Sumption and Sovereignty

'The Judicial Individuality of Lord Sumption' by James Lee in (2017) 40(2) University of New South Wales Law Journal scrutinises
the role of the individual judge on the United Kingdom Supreme Court through an analysis of the jurisprudence of Lord Sumption JSC. The examination of the Court’s recent decisions demonstrates that his Lordship is a leading figure on the Supreme Court. It is argued that key cases and extra-curial speeches mark Lord Sumption as a proponent of judicial conservatism, and two 2016 case studies from private law are used to develop this thesis: Patel v Mirza [2016] UKSC 42 on the defense of illegality and Willers v Joyce (No 1) [2016] UKSC 43 on the tort of malicious prosecution. The article concludes that the study has broader implications for the dynamics of judging, both individually and collectively, in a court of final appeal.

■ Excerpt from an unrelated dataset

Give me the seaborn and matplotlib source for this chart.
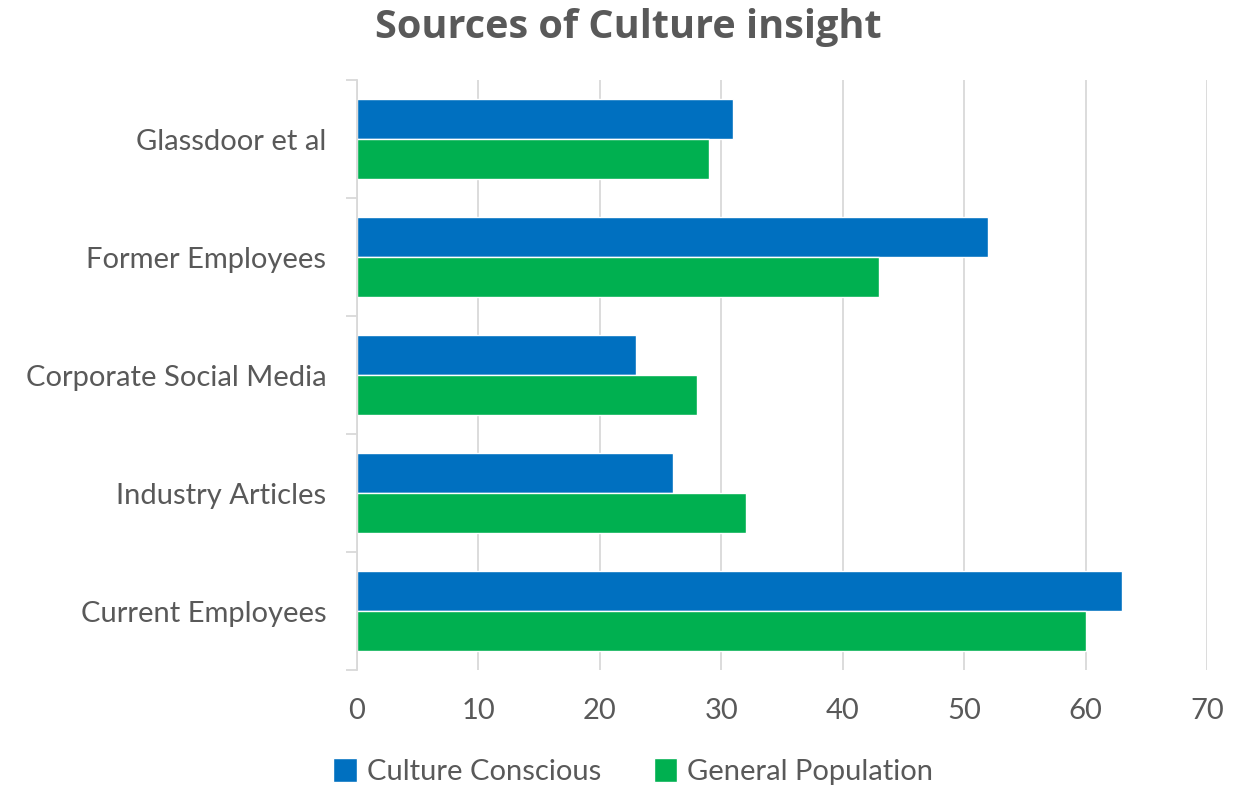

'Sovereignty as a Right and as a Duty: Kant's Theory of the State' by Jacob Weinrib in Claire Finkelstein and Michael Skerker (eds), Sovereignty and the New Executive Authority (Oxford University Press, Forthcoming) comments
 Critics of Immanuel Kant’s legal and political philosophy argue that his theory of the state collapses into one of two extremes. For some, Kant is a quietist who regards positive law as the instantiation of justice and thereby deprives himself of a moral standpoint for the criticism of positive law. For others, Kant is an anarchist who denies the authority of law whenever it deviates from the demands of justice. I argue that these interpretations are the opposing products of a common error: the failure to distinguish between Kant’s justification of the right of the state to exercise public authority and his corresponding theory of a perfectly just state. Once these aspects of his theory of the state are disentangled, Kant’s transformative vision comes into view. Far from reducing the idea of a state to either an authoritative fiat or a utopian vision of justice, Kant offers a standpoint for recognizing (1) the public authority of existing states, (2) the standard of justice for assessing the moral adequacy of those states, and (3) the ongoing duty of existing states to direct the exercise of public authority to the deepest possible fulfillment of public justice.